3. Refined Makespan Estimation: Provided a tighter upper bound on the number of distinct makespan values compared to Heller's $UB_H - LB_M + 1$, particularly for instances with specific processing time ranges.
4. Theoretical Advances on Taillard's Conjecture:
   • Conjecture: Taillard conjectured that for fixed $M$, $\lim_{N \to \infty} P(LB = OPT) = 1$.
   • Result: The paper proves that for random instances, $\lim_{N \to \infty} P(\frac{b}{\mu} LB^+_M \geq OPT) = 1$. This supports the conjecture, showing that the ratio between the bound and the optimum converges to 1 (specifically bounded by $b/\mu$). For uniform distributions, this ratio is $\leq 2$.
5. Approximation Ratio Insights: Proved that for any algorithm $A$, the probability that its approximation ratio $\alpha_A \leq b/\mu$ approaches 1 as $N$ or $M$ increases.

4. Experimental Results

The authors tested $LB_{p,s}$ on the Taillard and VRF benchmark sets using C++ on an Intel Xeon processor.

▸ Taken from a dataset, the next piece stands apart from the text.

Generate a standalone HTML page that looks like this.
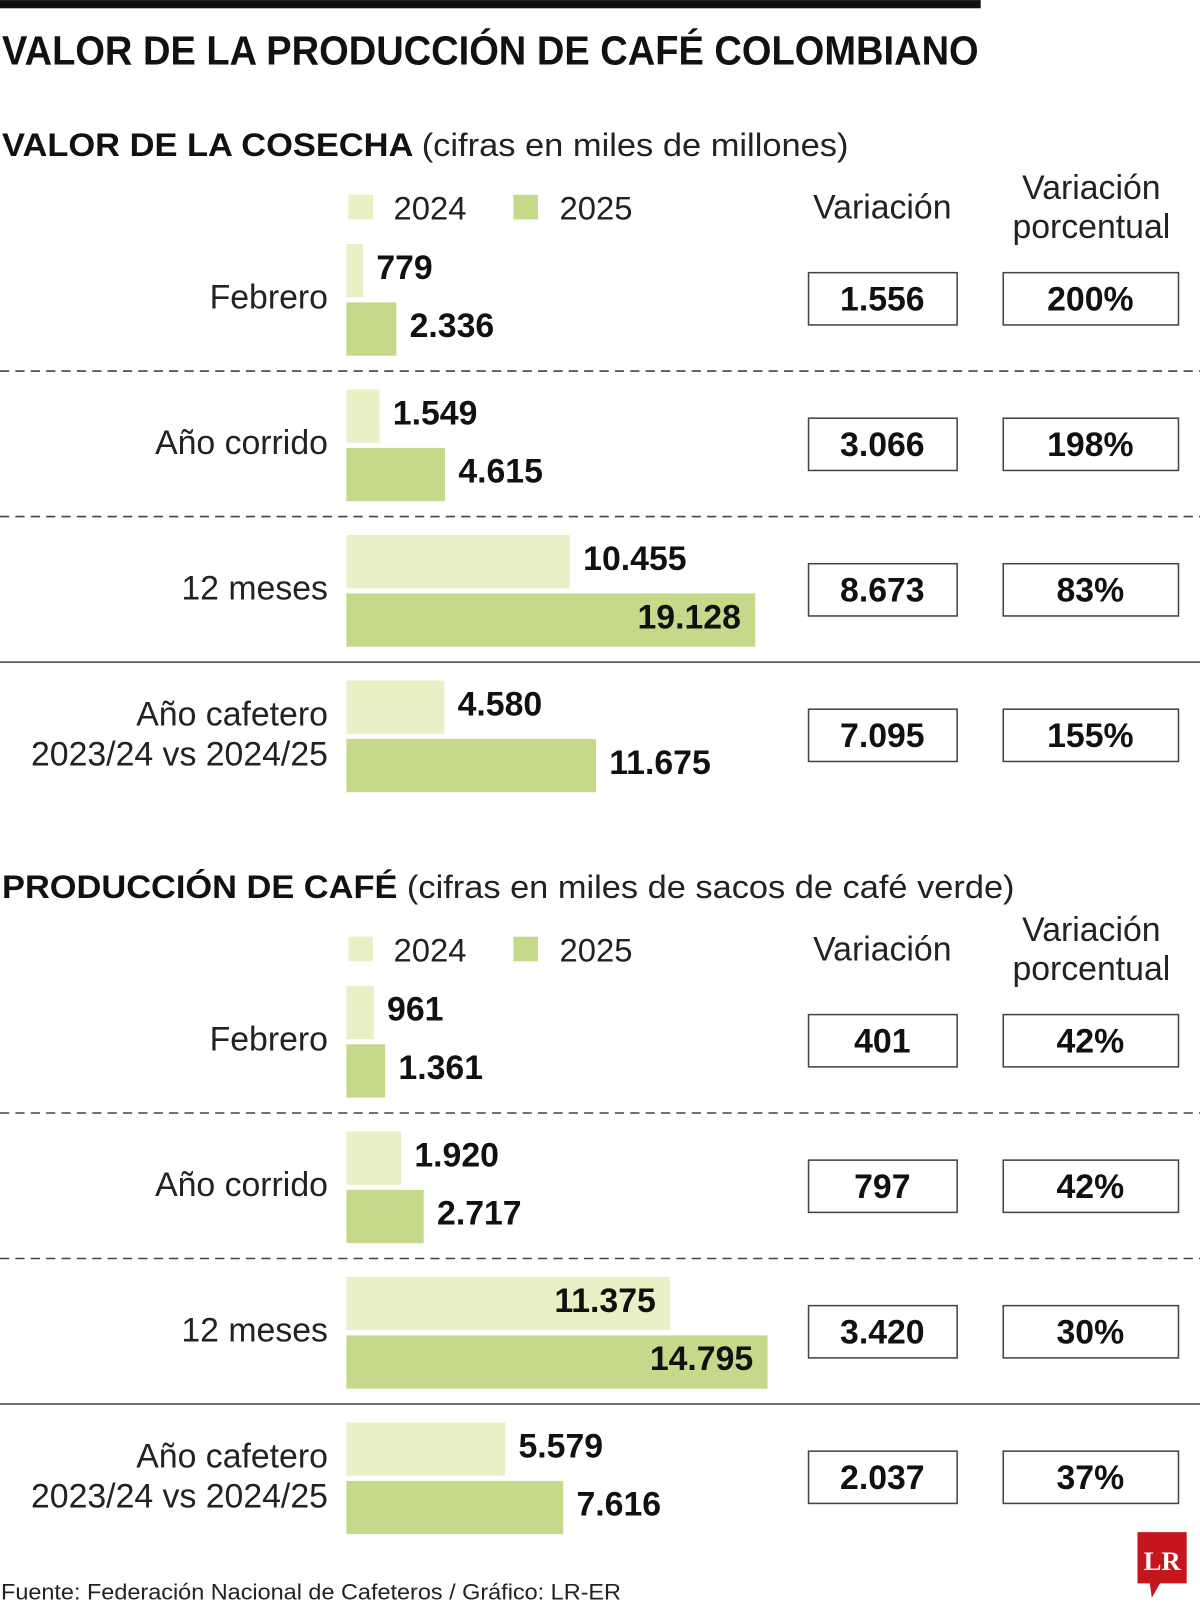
<!DOCTYPE html>
<html><head><meta charset="utf-8"><style>
html,body{margin:0;padding:0;background:#fff}
svg{display:block}
text{font-family:"Liberation Sans",sans-serif}
.b{font-weight:bold;fill:#111}
.l{fill:#222}
</style></head><body>
<svg id="c" width="1200" height="1607" viewBox="0 0 1171 1568" xmlns="http://www.w3.org/2000/svg">
<rect x="0" y="0" width="957" height="8" fill="#111"/>
<text class="b" x="2" y="63" font-size="40" textLength="953" lengthAdjust="spacingAndGlyphs">VALOR DE LA PRODUCCIÓN DE CAFÉ COLOMBIANO</text>
<text class="l" x="1" y="1561" font-size="22" textLength="605" lengthAdjust="spacingAndGlyphs">Fuente: Federación Nacional de Cafeteros / Gráfico: LR-ER</text>
<g>
<path d="M1110 1495h48v50h-26l-8 14 -2-14h-12z" fill="#c4161c"/>
<text x="1134" y="1532" font-size="26" font-weight="bold" fill="#fff" text-anchor="middle" style="font-family:'Liberation Serif',serif">LR</text>
</g>
</svg>
<script>
const labels = ["Febrero","Año corrido","12 meses","Año cafetero"];
const valor2024 = [779, 1549, 10455, 4580];
const valor2025 = [2336, 4615, 19128, 11675];
const valorVar = ["1.556","3.066","8.673","7.095"];
const valorPct = ["200%","198%","83%","155%"];
const prod2024 = [961, 1920, 11375, 5579];
const prod2025 = [1361, 2717, 14795, 7616];
const prodVar = ["401","797","3.420","2.037"];
const prodPct = ["42%","42%","30%","37%"];

const svg = document.getElementById('c');
const NS = "http://www.w3.org/2000/svg";
function el(tag, attrs, txt){const e=document.createElementNS(NS,tag);for(const k in attrs)e.setAttribute(k,attrs[k]);if(txt!=null)e.textContent=txt;svg.appendChild(e);return e;}
function fmt(v){return v.toLocaleString('de-DE');}

function panel(top, title, sub, subLen, a, b, vars, pcts, maxV, maxW, key){
  const x0 = 338;
  const sx = v => v / maxV * maxW;
  let t = el('text',{x:2,y:top+14,'font-size':32,class:'b'});
  
  
  const s1=document.createElementNS(NS,'tspan');s1.textContent=title+' ';t.appendChild(s1);
  const s2=document.createElementNS(NS,'tspan');s2.setAttribute('font-weight','normal');s2.setAttribute('fill','#222');s2.textContent=sub;t.appendChild(s2);
  t.setAttribute('textLength',subLen);t.setAttribute('lengthAdjust','spacingAndGlyphs');
  const ly = top+52;
  let r=el('rect',{x:340,y:ly,width:24,height:24,fill:'#eaf0c6'});
  
  
  let lt=el('text',{x:384,y:ly+24,'font-size':32,class:'l'},'2024');
  
  
  r=el('rect',{x:501,y:ly,width:24,height:24,fill:'#c5d98a'});
  
  
  lt=el('text',{x:546,y:ly+24,'font-size':32,class:'l'},'2025');
  
  
  let h=el('text',{x:861,y:ly+23,'font-size':33,class:'l','text-anchor':'middle'},'Variación');
  
  
  h=el('text',{x:1065,y:ly+4,'font-size':33,class:'l','text-anchor':'middle'},'Variación');
  
  
  h=el('text',{x:1065,y:ly+42,'font-size':33,class:'l','text-anchor':'middle'},'porcentual');
  
  
  for(let i=0;i<4;i++){
    const ry = top+100+i*142;
    if(i<3){
      const d=el('line',{x1:0,x2:1171,y1:ry+124,y2:ry+124,stroke:'#444','stroke-width':1.5,'stroke-dasharray':i<2?'9 6':'none'});
      
      
    }
    if(i<3){
      const lb=el('text',{x:320,y:ry+63,'font-size':33,class:'l','text-anchor':'end'},labels[i]);
      
      
    } else {
      let lb=el('text',{x:320,y:ry+44,'font-size':33,class:'l','text-anchor':'end'},'Año cafetero');
      
      
      lb=el('text',{x:320,y:ry+83,'font-size':33,class:'l','text-anchor':'end'},'2023/24 vs 2024/25');
      
      
    }
    const rows=[[a[i],'#eaf0c6',ry,'2024'],[b[i],'#c5d98a',ry+57,'2025']];
    for(const [v,col,by,yr] of rows){
      const w=sx(v);
      const bar=el('rect',{x:x0,y:by,width:w,height:52,fill:col});
      
      
      const inside = w>300;
      const vt=el('text',{x:inside?x0+w-14:x0+w+13,y:by+34,'font-size':33,class:'b','text-anchor':inside?'end':'start'},fmt(v));
      
      
    }
    const cy = ry+28;
    let bx=el('rect',{x:789,y:cy,width:145,height:51,fill:'none',stroke:'#444','stroke-width':1.5});
    
    
    let bt=el('text',{x:861,y:cy+37,'font-size':33,class:'b','text-anchor':'middle'},vars[i]);
    
    
    bx=el('rect',{x:979,y:cy,width:171,height:51,fill:'none',stroke:'#444','stroke-width':1.5});
    
    
    bt=el('text',{x:1064,y:cy+37,'font-size':33,class:'b','text-anchor':'middle'},pcts[i]);
    
    
  }
}
panel(138,'VALOR DE LA COSECHA','(cifras en miles de millones)',826,valor2024,valor2025,valorVar,valorPct,19128,399,'valor');
panel(862,'PRODUCCIÓN DE CAFÉ','(cifras en miles de sacos de café verde)',988,prod2024,prod2025,prodVar,prodPct,14795,411,'prod');
</script>
</body></html>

• Small Instances ($N \leq 60$): The bound $LB_{2,2}$ performed exceptionally well on Taillard small instances.
• Large Instances ($N \geq 100$): The bound $LB_{1,2}$ showed strong performance on VRF large instances.
• Performance Metrics:
  • Improvement Rate: The new bounds improved the state-of-the-art in the vast majority of cases (e.g., 93% of Taillard, 89% of VRF small, 89% of VRF large).
  • ARPD: The "Best" configuration (maximizing over $p+s$ limits) achieved the lowest ARPD, indicating that different $LB_{p,s}$ configurations complement each other effectively.

5. Significance and Impact

• Bridging the Gap: The work significantly narrows the gap between known lower bounds and optimal solutions (or best-known heuristics) for the PFSP, a long-standing challenge in operations research.
• Scalability: The framework is scalable; by adjusting parameters $p$ and $s$, practitioners can trade off computation time for bound tightness.
• Theoretical Validation: The asymptotic results provide strong theoretical evidence supporting Taillard's conjecture, suggesting that for large-scale random instances, simple lower bounds are asymptotically optimal.
• Algorithmic Limits: The findings on approximation ratios suggest that for large instances, the worst-case performance of heuristics is likely much better than current theoretical worst-case bounds suggest, converging to a factor of $b/\mu$.

In conclusion, this paper provides a robust mathematical framework for PFSP bounds, delivers immediate practical improvements on standard benchmarks, and offers profound theoretical insights into the asymptotic behavior of scheduling problems.